Toronto mayor backpedals on shaming transit cheats
Stepping up fare inspections more likely than vigilante-style transit justice
thestar.com
By David Rider
Nov. 22, 2016
Mayor John Tory is stepping back from his controversial suggestion that TTC fare evaders be shamed in Toronto newspapers.
Tory first suggested the vigilante-style justice Monday night, hours after Toronto transit commissioners approved a 10-cent fare hike - the sixth rate increase in the past six years - amid reduced service on some routes.
Taking calls from the public as part of his regular appearances on CP24, Tory heard from “Doug” who suggested the TTC’s “proof of payment” system - where people can board streetcars’ back doors and prove they paid upon demand - is draining millions of dollars from the cash-strapped system.
Tory said he has discussed the issue with senior TTC officials, including a suggested need for more fare inspectors.
“I even said we may have to get to the stage where we have to shame people and publish their picture in the newspaper and say this is somebody, who for the sake of a TTC fare, you know, made everybody else pay,” the mayor said.

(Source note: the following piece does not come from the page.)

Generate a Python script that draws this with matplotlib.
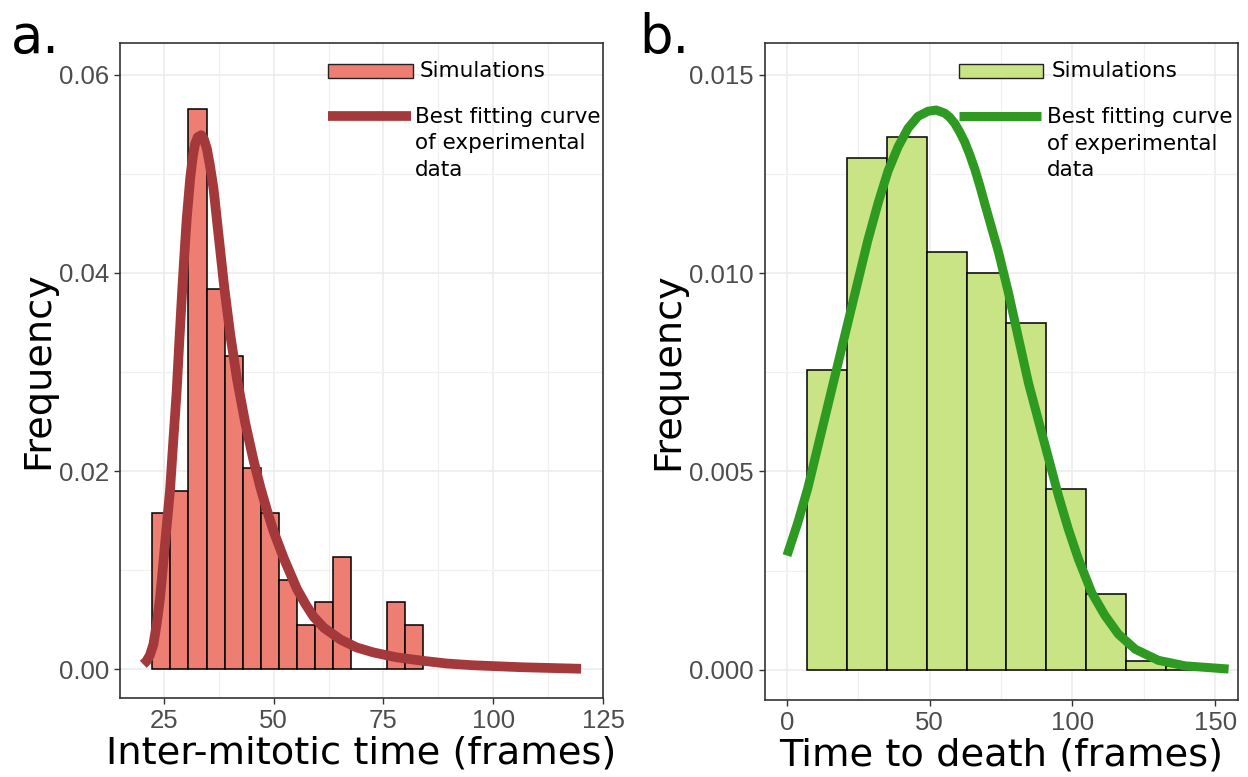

“So, I don’t know what we’re going to do about it, but I can assure you they’re going to be some steps taken in the coming months . . . we can’t afford to have the good people pay, the other people rip the system off and we end up without all that money that we need to help run the system.”
Asked Tuesday morning about his comments Tory said he was just “musing” about naming and shaming and more tradition solutions will likely be employed.
“I think the more likely course of action that’s going to be taken is to have a better deployment of fare inspectors, of which we have some now, perhaps we need more, perhaps we need to deploy them differently,” Tory said.
“I was more musing about that because I think if you had the first people who had their picture appear in the paper saying ‘They chose to avoid paying their fare on the TTC at the expense of everyone else travelling, and at the expense of the public transit system,’ I think you would find behaviour would change.”
Tory didn’t specify if he was talking about using surveillance photos. It is also unclear how fare evaders would be identified.
Users of the Presto card need to tap a device at the back door. Metropass users, however, can legally climb aboard, ride and leave without showing their cards unless fare inspectors, who ask all users to show proof of payment, board the streetcar.
Tory’s tough talk got a cool reception on social media, with some Torontonians noting malfunctioning Presto devices mean riders are often waved on to streetcars and subways without paying.
Transit blogger Steven Munro tweeted: “The naming and shaming should be of councillors who will not properly fund the TTC. Always someone else’s job.”
As well as approving the rate hike, commissioners sent the TTC budget to city council with a funding shortfall of at least $61 million.
In July Bob Kinnear, president of the union representing TTC workers, blamed wide-spread fare evasion on poor implantation of the province’s Presto card system and city council’s March 2015 decision to allow children 12 and under to ride free, allowing slightly older kids to evade payment.